= Power of Attorney (TV series) =

American court show

Power of Attorney is an American syndicated nontraditional court show that differed from other judge shows in that each side was represented by famous attorneys who cross-examined witnesses. It was produced by 20th Century Fox Television.

==Cast==
The pool of attorneys who made appearances on the program included:
- Johnnie Cochran, defense attorney in the O. J. Simpson murder trial
- Marcia Clark, prosecutor in the Simpson trial
- Christopher Darden, prosecutor in the Simpson trial
- Geoffrey Fieger, defense attorney for Jack Kevorkian
- Wendy Murphy, former sex crimes prosecutor, attorney and television personality
- Gloria Allred, attorney and television personality
- Keith Fink, attorney for Courtney Love
- Dominic Barbara, attorney for Joey Buttafuoco
- Benedict Morelli
- Ted Williams

The show's judge was Andrew Napolitano during the first season, 2000–2001, and in the second season, 20th Television's Judge Lynn Toler (later of Divorce Court) was the presiding judge.

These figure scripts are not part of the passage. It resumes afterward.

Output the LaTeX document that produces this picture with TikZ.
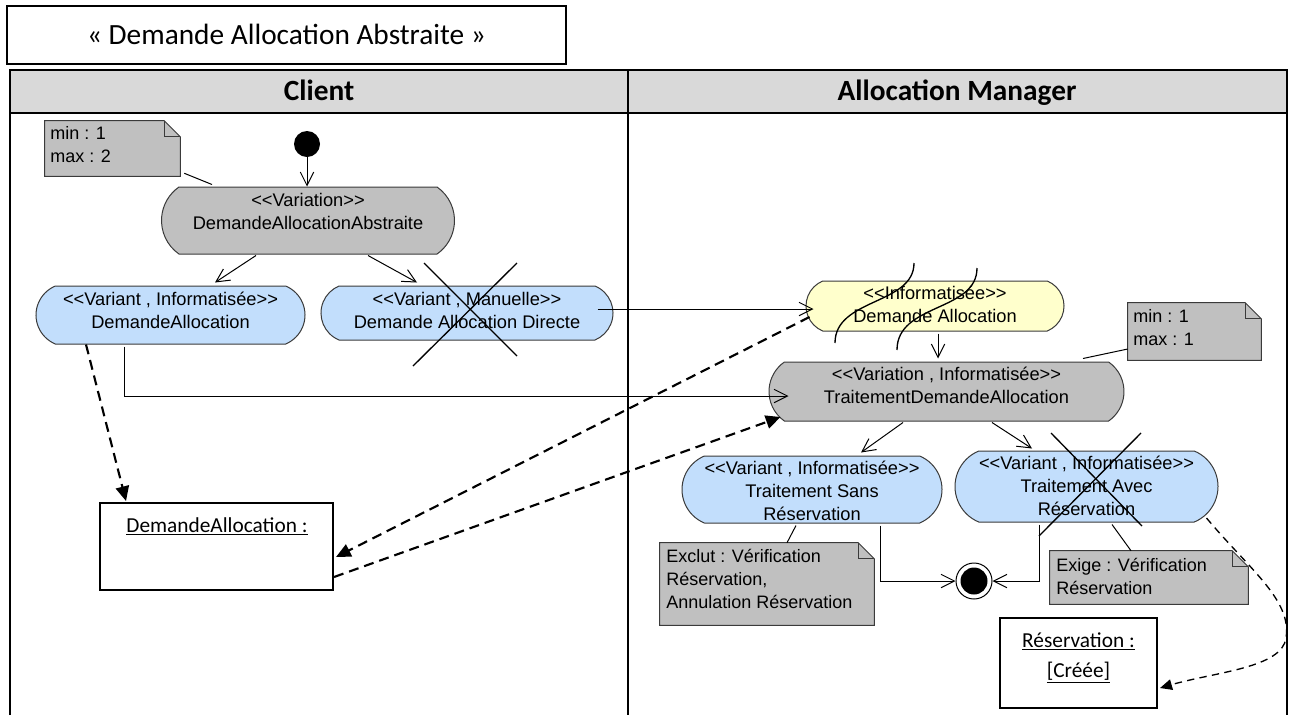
\documentclass[tikz,border=0pt]{standalone}
\usepackage{fontspec}
\setmainfont{Liberation Sans}[Ligatures=TeXOff]
\newfontfamily\calib{Carlito}
\usetikzlibrary{shapes.misc,arrows.meta,calc}
\definecolor{lanegray}{HTML}{D9D9D9}
\definecolor{nodegray}{HTML}{C0C0C0}
\definecolor{nodeblue}{HTML}{C2DEFC}
\definecolor{nodeyellow}{HTML}{FFFFCC}
\definecolor{edgegray}{HTML}{3A3A3A}
\newcommand\noteoutline[2]{%
  \draw[noteline] (#1.north west) -- ($(#1.north east)+(-#2,0)$) -- ($(#1.north east)+(0,#2)$) -- (#1.south east) -- (#1.south west) -- cycle;
  \draw[line width=0.75pt, draw=edgegray] ($(#1.north east)+(-#2,0)$) -- ($(#1.north east)+(-#2,#2)$) -- ($(#1.north east)+(0,#2)$);}
\begin{document}
\begin{tikzpicture}[x=0.75pt,y=-0.75pt,
  act/.style={rounded rectangle, rounded rectangle arc length=135, draw=edgegray, line width=0.75pt, inner sep=0pt},
  grayact/.style={act, fill=nodegray, rounded rectangle arc length=110},
  blueact/.style={act, fill=nodeblue},
  yellowact/.style={act, fill=nodeyellow},
  ntext/.style={align=center, inner sep=0pt, font=\fontsize{13.7}{17.25}\selectfont},
  ntextl/.style={align=left, inner sep=0pt, font=\fontsize{13.5}{17.25}\selectfont},
  notebg/.style={rectangle, draw=none, fill=none, inner sep=0pt},
  noteline/.style={draw=edgegray, fill=nodegray, line width=0.75pt},
  flow/.style={-{Straight Barb[length=10pt,width=10pt]}, line width=0.75pt},
  plain/.style={line width=0.75pt},
  dep/.style={-{Triangle[length=11pt,width=10pt]}, line width=1.6pt, dash pattern=on 7.5pt off 4.5pt},
  depthin/.style={-{Triangle[length=9pt,width=8pt]}, line width=1pt, dash pattern=on 5.5pt off 4pt},
  objbox/.style={rectangle, draw=black, line width=1.5pt, fill=white, inner sep=0pt},
  objtext/.style={align=center, inner sep=0pt, font=\calib\fontsize{16}{22.5}\selectfont},
  lanehead/.style={inner sep=0pt, anchor=base, font=\calib\bfseries\fontsize{22}{26}\selectfont},
  cross/.style={line width=1pt}
]
\useasboundingbox (0,0) rectangle (1292,715);
% title
\node[rectangle, draw=black, line width=1.5pt, minimum width=559*0.75pt, minimum height=58*0.75pt, inner sep=0pt,
  font=\calib\fontsize{22}{26}\selectfont] (title) at (286.5,34.5) {« Demande Allocation Abstraite »};
% swimlanes
\fill[lanegray] (10,70) rectangle (1287,113);
\draw[line width=2.2pt] (10,715) -- (10,70) -- (1287,70) -- (1287,715);
\draw[line width=2.2pt] (10,113) -- (1287,113);
\draw[line width=1.5pt] (628,70) -- (628,715);
\node[lanehead] (lclient) at (319,100) {Client};
\node[lanehead] (lmanager) at (957,100) {Allocation Manager};

% actions
\node[circle, fill=black, minimum size=26*0.75pt, inner sep=0pt] (init) at (307,144) {};
\node[grayact, minimum width=293*0.75pt, minimum height=67*0.75pt] (v0) at (308,220.5) {};
\node[ntext] (v0t) at ($(v0)+(0,-9)$) {<<Variation>>\\DemandeAllocationAbstraite};
\node[blueact, minimum width=269*0.75pt, minimum height=58*0.75pt] (da) at (170.5,315) {};
\node[ntext] (dat) at ($(da)+(0,-5)$) {<<Variant , Informatisée>>\\DemandeAllocation};
\node[blueact, minimum width=292*0.75pt, minimum height=54*0.75pt] (dad) at (467,313) {};
\node[ntext] (dadt) at ($(dad)+(0,-3)$) {<<Variant , Manuelle>>\\Demande Allocation Directe};
\node[yellowact, minimum width=258*0.75pt, minimum height=50*0.75pt] (yel) at (935,306) {};
\node[ntext] (yelt) at ($(yel)+(0,-1.5)$) {<<Informatisée>>\\Demande Allocation};
\node[grayact, minimum width=355*0.75pt, minimum height=59*0.75pt] (tda) at (946.5,391.5) {};
\node[ntext] (tdat) at ($(tda)+(0,-6)$) {<<Variation , Informatisée>>\\TraitementDemandeAllocation};
\node[blueact, minimum width=260*0.75pt, minimum height=67*0.75pt] (tsr) at (812,489.5) {};
\node[ntext] (tsrt) at ($(tsr)+(0,1)$) {<<Variant , Informatisée>>\\Traitement Sans\\Réservation};
\node[blueact, minimum width=263*0.75pt, minimum height=71*0.75pt] (tar) at (1086.5,486.5) {};
\node[ntext] (tart) at ($(tar)+(0,-1)$) {<<Variant , Informatisée>>\\Traitement Avec\\Réservation};
\node[circle, draw=black, fill=white, line width=0.75pt, minimum size=36*0.75pt, inner sep=0pt] (fin) at (974,581) {};
\node[circle, fill=black, minimum size=27*0.75pt, inner sep=0pt] (fin2) at (fin) {};

% object boxes
\node[objbox, minimum width=233*0.75pt, minimum height=87*0.75pt] (ob1) at (216.5,546.5) {};
\node[objtext] (ob1t) at ($(ob1.north)+(0.5,24)$) {\underline{DemandeAllocation :}};
\node[objbox, minimum width=157*0.75pt, minimum height=90*0.75pt] (ob2) at (1078.5,663) {};
\node[objtext] (ob2t) at ($(ob2)+(0,-5)$) {\underline{Réservation :}\\\underline{[Créée]}};

% notes
\node[notebg, minimum width=135*0.75pt, minimum height=55*0.75pt] (n1) at (112.5,148.5) {};
\noteoutline{n1}{16}
\node[ntextl, anchor=west] (n1t) at (50,144.5) {min : 1\\max : 2};
\node[notebg, minimum width=133*0.75pt, minimum height=57*0.75pt] (n2) at (1194.5,331.5) {};
\noteoutline{n2}{16}
\node[ntextl, anchor=west] (n2t) at (1133,328) {min : 1\\max : 1};
\node[notebg, minimum width=214*0.75pt, minimum height=82*0.75pt] (n3) at (767,584) {};
\noteoutline{n3}{16}
\node[ntextl, anchor=west] (n3t) at (666,579) {Exclut : Vérification\\Réservation,\\Annulation Réservation};
\node[notebg, minimum width=198*0.75pt, minimum height=53*0.75pt] (n4) at (1149,577.5) {};
\noteoutline{n4}{16}
\node[ntextl, anchor=west] (n4t) at (1056,576) {Exige : Vérification\\Réservation};

% note anchors
\draw[plain] ($(n1.south east)+(4,-3)$) -- ($(v0.north)+(-96,-2)$);
\draw[plain] ($(n2.west)+(0,17.5)$) -- ($(tda.north)+(136.5,-3)$);
\draw[plain] ($(n3.north)+(20,0)$) -- ($(tsr.south)+(-16,2)$);
\draw[plain] ($(n4.north)+(-18,0)$) -- ($(tar.south)+(25.5,2)$);

% control flows
\draw[flow] (init.south) -- (init.south |- v0.north);
\draw[flow] ($(v0.south)+(-52,1)$) -- ($(da.north)+(44.5,-3)$);
\draw[flow] ($(v0.south)+(60,1)$) -- ($(dad.north)+(-50,-3)$);
\draw[flow] ($(dad.east)+(-16,-4)$) -- ($(yel.west)+(8,3)$);
\draw[flow] ($(da.south)+(-46.5,2)$) |- ($(tda.west)+(20,4.5)$);
\draw[flow] ($(yel.south)+(3,2)$) -- ($(tda.north)+(-8.5,-3)$);
\draw[flow] ($(tda.south)+(-43.5,1)$) -- ($(tsr.north)+(49,-3)$);
\draw[flow] ($(tda.south)+(45.5,1)$) -- ($(tar.north)+(-54.5,-2)$);
\draw[flow] ($(tsr.south)+(68,2)$) |- (fin.west);
\draw[flow] ($(tar.south)+(-47.5,2)$) |- (fin.east);

% object flows
\draw[dep] ($(da.south)+(-84.5,0)$) -- ($(ob1.north west)+(27,-1)$);
\draw[dep] ($(yel.west)+(4,11)$) -- ($(ob1.east)+(2,10.5)$);
\draw[dep] ($(ob1.east)+(0,30.5)$) -- ($(tda.west)+(12,25.5)$);
\draw[depthin] ($(tar.east)+(-12,31.5)$) .. controls (1250,570) and (1292,600) .. (1286,638)
  .. controls (1282,668) and (1215,672) .. ($(ob2.east)+(2,25)$);

% crosses
\draw[cross] (424,263) -- (517,356);
\draw[cross] (517,263) -- (413,366);
\draw[cross] (1051,433) -- (1142,526);
\draw[cross] (1141,433) -- (1039,536);
% wavy strokes
\draw[line width=1pt] (914,263) .. controls (914,305) and (835,298) .. (835,343);
\draw[line width=1pt] (977,268) .. controls (977,312) and (897,303) .. (897,350);
\end{tikzpicture}
\end{document}
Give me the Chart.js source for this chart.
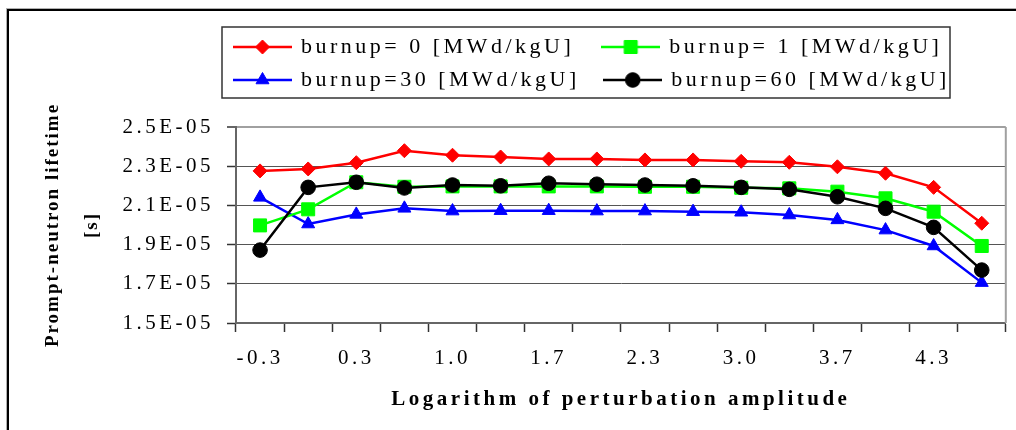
<!DOCTYPE html>
<html>
<head>
<meta charset="utf-8">
<script src="https://cdn.jsdelivr.net/npm/chart.js@4.4.1/dist/chart.umd.min.js"></script>
<style>
  html, body { margin: 0; padding: 0; background: #ffffff; }
  canvas { display: block; }
</style>
</head>
<body>
<canvas id="c" width="1016" height="430"></canvas>
<script>
// ---- data ----
const categories = ['-0.3', '0.0', '0.3', '0.7', '1.0', '1.3', '1.7', '2.0', '2.3', '2.7', '3.0', '3.3', '3.7', '4.0', '4.3', '4.7'];
const burnup0  = [2.276e-5, 2.286e-5, 2.318e-5, 2.379e-5, 2.356e-5, 2.347e-5, 2.337e-5, 2.337e-5, 2.332e-5, 2.332e-5, 2.325e-5, 2.320e-5, 2.297e-5, 2.264e-5, 2.192e-5, 2.009e-5];
const burnup1  = [1.998e-5, 2.080e-5, 2.218e-5, 2.195e-5, 2.197e-5, 2.197e-5, 2.197e-5, 2.197e-5, 2.195e-5, 2.195e-5, 2.190e-5, 2.187e-5, 2.170e-5, 2.136e-5, 2.068e-5, 1.893e-5];
const burnup30 = [2.141e-5, 2.005e-5, 2.054e-5, 2.085e-5, 2.071e-5, 2.073e-5, 2.073e-5, 2.071e-5, 2.071e-5, 2.068e-5, 2.065e-5, 2.051e-5, 2.026e-5, 1.974e-5, 1.893e-5, 1.706e-5];
const burnup60 = [1.872e-5, 2.192e-5, 2.218e-5, 2.189e-5, 2.204e-5, 2.200e-5, 2.213e-5, 2.208e-5, 2.204e-5, 2.200e-5, 2.192e-5, 2.182e-5, 2.144e-5, 2.085e-5, 1.988e-5, 1.770e-5];
const seriesLabels = ['burnup= 0 [MWd/kgU]', 'burnup= 1 [MWd/kgU]', 'burnup=30 [MWd/kgU]', 'burnup=60 [MWd/kgU]'];
const yTickLabels = ['1.5E-05', '1.7E-05', '1.9E-05', '2.1E-05', '2.3E-05', '2.5E-05'];
const yMin = 1.5e-5, yMax = 2.5e-5, yStep = 0.2e-5;

const SERIF = "'Liberation Serif', 'Times New Roman', serif";
const colors = ['#ff0000', '#00ff00', '#0000ff', '#000000'];
const styles = ['rectRot', 'rect', 'triangle', 'circle'];
const radii = [7, 9.2, 7.5, 7.3];
const seriesData = [burnup0, burnup1, burnup30, burnup60];
const drawOrder = [1, 2, 3, 0];
// trailing gap after each legend text so that the legend columns line up
const legendGaps = ['  ', '  ', '\u2002', '\u2002'];

// legend samples: a line with the marker, using the library's own point drawing
function makeIcon(i) {
  const c = document.createElement('canvas');
  c.width = 59; c.height = 20;
  const g = c.getContext('2d');
  g.strokeStyle = colors[i];
  g.fillStyle = colors[i];
  g.lineWidth = 2.5;
  g.beginPath(); g.moveTo(0, 10); g.lineTo(59, 10); g.stroke();
  g.lineWidth = 1;
  Chart.helpers.drawPoint(g, {pointStyle: styles[i], radius: radii[i], rotation: 0, borderWidth: 1}, 29.5, 10);
  return c;
}
const icons = [0, 1, 2, 3].map(makeIcon);

const layoutPlugin = {
  id: 'layoutTweaks',
  afterInit(chart) {
    const lg = chart.legend;
    const fit = lg.fit;
    lg.fit = function () { fit.call(this); this.height += 26; };
  },
  beforeUpdate(chart) { chart.ctx.letterSpacing = '3.5px'; },
  afterLayout(chart) { chart.legend.left = 224; },
  beforeDraw(chart) {
    const ctx = chart.ctx;
    ctx.letterSpacing = '3.5px';
    const ys = chart.scales.y;
    if (ys && !ys._lsPatched) {
      const orig = ys.drawTitle;
      ys.drawTitle = function () {
        const c = this.ctx; const o = c.letterSpacing;
        c.letterSpacing = '2px';
        orig.apply(this, arguments);
        c.letterSpacing = o;
      };
      ys._lsPatched = true;
    }
    // outer frame
    ctx.save();
    ctx.strokeStyle = '#b0b0b0'; ctx.lineWidth = 1;
    ctx.strokeRect(6.5, 8.5, 2000, 2000);
    ctx.strokeStyle = '#000000'; ctx.lineWidth = 2;
    ctx.strokeRect(8, 10, 2000, 2000);
    ctx.restore();
  },
  beforeDatasetsDraw(chart) {
    const {ctx, chartArea: a} = chart;
    ctx.save();
    ctx.strokeStyle = '#a0a0a0'; ctx.lineWidth = 2;
    ctx.beginPath(); ctx.moveTo(a.right, a.top); ctx.lineTo(a.right, a.bottom); ctx.stroke();
    ctx.restore();
  },
  afterDraw(chart) {
    const {ctx} = chart; const lg = chart.legend;
    ctx.save();
    ctx.strokeStyle = '#333333'; ctx.lineWidth = 1.5;
    ctx.strokeRect(lg.left - 2, lg.top + 2, 728, 71);
    ctx.restore();
  }
};

new Chart(document.getElementById('c'), {
  type: 'line',
  data: {
    labels: categories,
    datasets: seriesData.map((d, i) => ({
      label: seriesLabels[i],
      data: d,
      borderColor: colors[i],
      backgroundColor: colors[i],
      borderWidth: 2.5,
      pointStyle: styles[i],
      pointRadius: radii[i],
      pointHoverRadius: radii[i],
      pointBorderWidth: 1,
      pointBackgroundColor: colors[i],
      pointBorderColor: colors[i],
      tension: 0,
      fill: false,
      order: drawOrder[i]
    }))
  },
  options: {
    responsive: false,
    animation: false,
    events: [],
    layout: { padding: { left: 10, right: 9, top: 25, bottom: 0 } },
    plugins: {
      tooltip: { enabled: false },
      legend: {
        display: true,
        position: 'top',
        align: 'start',
        labels: {
          usePointStyle: true,
          pointStyleWidth: 55,
          padding: 11,
          color: '#000000',
          font: { family: SERIF, size: 22 },
          generateLabels(chart) {
            return chart.data.datasets.map((ds, i) => ({
              text: ds.label + legendGaps[i],
              fillStyle: colors[i],
              strokeStyle: colors[i],
              lineWidth: 0,
              pointStyle: icons[i],
              hidden: false,
              datasetIndex: i,
              fontColor: '#000000'
            }));
          }
        }
      }
    },
    scales: {
      x: {
        type: 'category',
        offset: true,
        afterFit(s) { s.height = 107; },
        grid: { offset: true, drawOnChartArea: false, drawTicks: true, tickLength: 9, tickColor: '#333333', tickWidth: 1.5 },
        border: { display: true, color: '#666666', width: 2 },
        ticks: {
          autoSkip: false, maxRotation: 0, minRotation: 0, padding: 14,
          color: '#000000',
          font: { family: SERIF, size: 21 },
          callback(v, i) { return i % 2 === 0 ? categories[i] : ''; }
        },
        title: {
          display: true,
          text: 'Logarithm of perturbation amplitude',
          color: '#000000',
          font: { family: SERIF, size: 21, weight: 'bold' },
          padding: { top: 0, bottom: 17.4 }
        }
      },
      y: {
        min: yMin, max: yMax,
        afterFit(s) { s.width = 226; },
        grid: {
          drawOnChartArea: true, drawTicks: true, tickLength: 9,
          tickColor: '#333333', tickWidth: 1.5,
          color(c) { return c.tick && Math.abs(c.tick.value - yMax) < 1e-9 ? '#a0a0a0' : '#555555'; },
          lineWidth(c) { return c.tick && Math.abs(c.tick.value - yMax) < 1e-9 ? 2 : 1; }
        },
        border: { display: true, color: '#666666', width: 2 },
        ticks: {
          stepSize: yStep, autoSkip: false, padding: 13,
          color: '#000000',
          font: { family: SERIF, size: 21 },
          callback(v, i) { return yTickLabels[i]; }
        },
        title: {
          display: true,
          text: ['Prompt-neutron lifetime', '[s]'],
          color: '#000000',
          font: { family: SERIF, size: 19, weight: 'bold', lineHeight: 2.05 },
          padding: { top: 23.5, bottom: 0 }
        }
      }
    }
  },
  plugins: [layoutPlugin]
});
</script>
</body>
</html>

Joseph J. Catalano II (son of Divorce Court former bailiff Joseph J. Catalano Sr) was the court show's bailiff and Andy Geller was the court show's announcer.

==Broadcast history==
The show was cancelled mid-way through the second season due to low ratings, the effects of preemptions at the start of the second season due to the September 11 attacks breaking the momentum of Judge Lynn's debut, and the high cost of the 10 or so rotating high-profile attorneys.